For COBOL, C, or TAL program that use embedded SQL on the NonStop system, the language compiler takes the SQL statements, saves them in a special part of the object file, and replaces the SQL statements with calls to the SQL executor procedures that will carry out the actions the SQL statement requests. Later, when the SQL Compiler is used to compile the SQL statements that are in the object file, the SQL compiler gets those statements from that special part of the object file, compiles each statement, and places each compiled query plan in another special part of the object file. When you run the program, when execution reaches the spot where there was an embedded SQL statement, the SQL executor is called, it finds the compiled query plan for the statement that was originally at that spot in the program, and performs the steps of the query plan.
When you run SQLCOMP and ask it to do EXPLAIN PLAN from the object file, it locates the compiled query plans from the special part of the object file where they are stored, and displays them in human-readable form.
For your Java programs, if they are using the usual JDBC classes to perform the SQL statements, there is nothing in the Java compiler that recognizes embedded SQL statements -- they are just character strings that get passed to some methods of the JDBC classes. There is no special place in the compiled Java code that holds either the SQL statements nor the compiled query plans. So there is no way to have a program interpret the compiled query plans from a Java jar file (because there are no compiled query plans there). SQL statements in a Java program are only compiled at execution time.
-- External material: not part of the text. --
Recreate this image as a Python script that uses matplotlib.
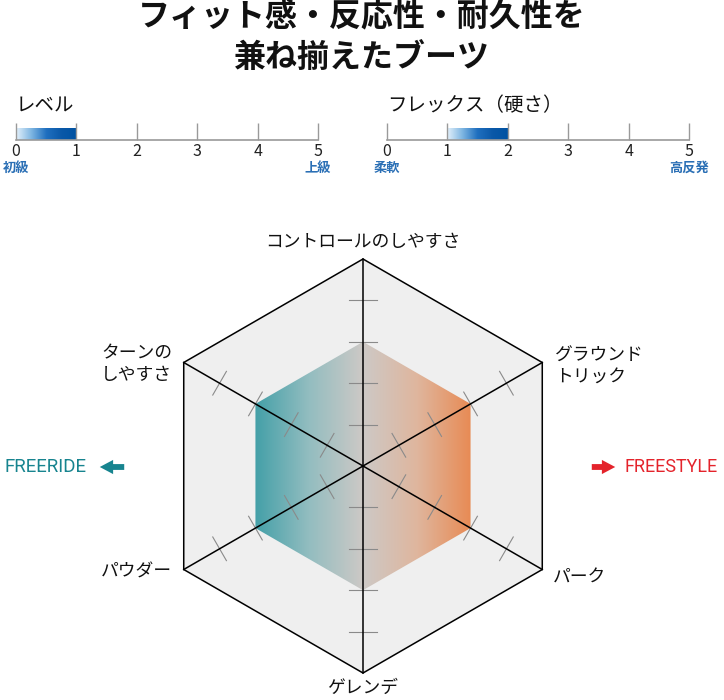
import numpy as np
import matplotlib
matplotlib.use("Agg")
import matplotlib.pyplot as plt
from matplotlib.colors import LinearSegmentedColormap
from matplotlib.patches import Polygon, FancyArrowPatch

plt.rcParams['font.family'] = ['Noto Sans CJK JP', 'DejaVu Sans']

W, H = 724, 700

# data
title = "フィット感・反応性・耐久性を\n兼ね揃えたブーツ"
axis_labels = ["コントロールのしやすさ", "グラウンド\nトリック", "パーク",
               "ゲレンデ", "パウダー", "ターンの\nしやすさ"]
axis_angles = [90, 30, -30, -90, -150, 150]
scores = [3, 3, 3, 3, 3, 3]
max_score = 5
scale_ticks = [0, 1, 2, 3, 4, 5]
level_range = [0, 1]
flex_range = [1, 2]

fig = plt.figure(figsize=(W / 100, H / 100), dpi=100)


def fx(x):
    return x / W


def fy(y):
    return 1 - y / H


fig.text(0.5, fy(37), title, ha='center', va='center', fontsize=23,
         fontweight='bold', linespacing=1.4, color='#111111')

blue_cmap = LinearSegmentedColormap.from_list(
    'blue', ['#e4f1fb', '#7fb6e2', '#1f6fbf', '#0a58a8', '#0052a2'])


def scale_bar(left, right, name, rng, lo_lab, hi_lab):
    ax = fig.add_axes([fx(left), fy(140), fx(right - left), 17 / H])
    grad = np.linspace(0, 1, 256).reshape(1, -1)
    ax.imshow(grad, cmap=blue_cmap, extent=(rng[0], rng[1], 0, 0.65),
              aspect='auto', zorder=1)
    ax.set_xlim(scale_ticks[0], scale_ticks[-1])
    ax.set_ylim(0, 1)
    for s in ['top', 'left', 'right']:
        ax.spines[s].set_visible(False)
    ax.spines['bottom'].set_color('#9a9a9a')
    ax.spines['bottom'].set_linewidth(1.2)
    ax.spines['bottom'].set_zorder(3)
    ax.set_yticks([])
    ax.set_xticks(scale_ticks)
    ax.tick_params(axis='x', direction='in', length=12.3, width=1,
                   color='#9a9a9a', labelsize=11.5, pad=2, labelcolor='#222222')
    ax.patch.set_alpha(0)
    fig.text(fx(left), fy(106), name, ha='left', va='center', fontsize=14,
             color='#111111')
    fig.text(fx(left), fy(168), lo_lab, ha='center', va='center', fontsize=9.5,
             fontweight='bold', color='#2a6fb5')
    fig.text(fx(right), fy(168), hi_lab, ha='center', va='center', fontsize=9.5,
             fontweight='bold', color='#2a6fb5')


scale_bar(16, 318, "レベル", level_range, "初級", "上級")
scale_bar(387, 689, "フレックス（硬さ）", flex_range, "柔軟", "高反発")

# radar
cx, cy = 363, 466
unit = 207 / max_score
L = 5.6
R = L * unit
ax = fig.add_axes([fx(cx - R), fy(cy + R), 2 * R / W, 2 * R / H])
ax.set_xlim(-L, L)
ax.set_ylim(-L, L)
ax.set_aspect('equal')
ax.axis('off')

ang = np.deg2rad(axis_angles)
c, s = np.cos(ang), np.sin(ang)
outer = np.c_[max_score * c, max_score * s]
ax.add_patch(Polygon(outer, closed=True, fc='#efefef', ec='black', lw=1.1, zorder=1))

vals = np.array(scores, dtype=float)
pts = np.c_[vals * c, vals * s]
poly = Polygon(pts, closed=True, fc='none', ec='none', zorder=2)
ax.add_patch(poly)
fill_cmap = LinearSegmentedColormap.from_list(
    'fill', ['#44a0a8', '#93bdc0', '#cdc9c6', '#dfb69e', '#e88b55'])
grad = np.linspace(0, 1, 256).reshape(1, -1)
im = ax.imshow(grad, cmap=fill_cmap, aspect='auto', zorder=2,
               extent=(pts[:, 0].min(), pts[:, 0].max(), pts[:, 1].min(), pts[:, 1].max()))
im.set_clip_path(poly)
ax.set_xlim(-L, L)
ax.set_ylim(-L, L)

for k in range(1, max_score):
    for ci, si in zip(c, s):
        px, py = k * ci, k * si
        nx, ny = -si * 0.33, ci * 0.33
        ax.plot([px - nx, px + nx], [py - ny, py + ny], color='#8a8a8a', lw=0.8, zorder=3)

for ci, si in zip(c, s):
    ax.plot([0, max_score * ci], [0, max_score * si], color='black', lw=1.1, zorder=4)

label_pos = [(363, 242, 'center'), (555, 367, 'left'), (553, 578, 'left'),
             (363, 688, 'center'), (172, 572, 'right'), (172, 364, 'right')]
for lab, (x, y, ha) in zip(axis_labels, label_pos):
    fig.text(fx(x), fy(y), lab, ha=ha, va='center', fontsize=12.8,
             color='#111111', linespacing=1.25)

# style arrows
teal = '#17848f'
red = '#e4232b'
fig.text(fx(4), fy(467), "FREERIDE", ha='left', va='center', fontsize=13.5,
         family='Roboto', color=teal)
fig.text(fx(625), fy(467), "FREESTYLE", ha='left', va='center', fontsize=13,
         family='Roboto', color=red)
for (x0, x1), col in [((127, 97), teal), ((589, 618), red)]:
    fig.add_artist(FancyArrowPatch((fx(x0), fy(467)), (fx(x1), fy(467)),
                                   transform=fig.transFigure,
                                   arrowstyle='simple,head_length=0.8,head_width=0.85,tail_width=0.35',
                                   mutation_scale=12, color=col, lw=0))

fig.savefig("out.png", dpi=100)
You are not completely unable to look at the query plans that your Java program uses. You can find the SQL statements in your Java program, get to a TACL prompt, run SQLCI, and use its EXPLAIN command to get SQLCI to display the query plan for each of the SQL statements you found in the Java program, one at a time. That is not as convenient as you can do with SQL statement in a COBOL program, but it is possible to do that.
You must take care if the table names are not fully qualified in the Java code to be sure the defaults in effect when you run the EXPLAIN commands match what would be in effect when you run the Java program, so the SQL compiler references the same tables.
If the Java program composes the SQL statements by combining several Strings to make up the full SQL statement, that would make it somewhat difficult for you to be sure what the statement that gets executed will be. I don't have any suggestion about how best to deal with that.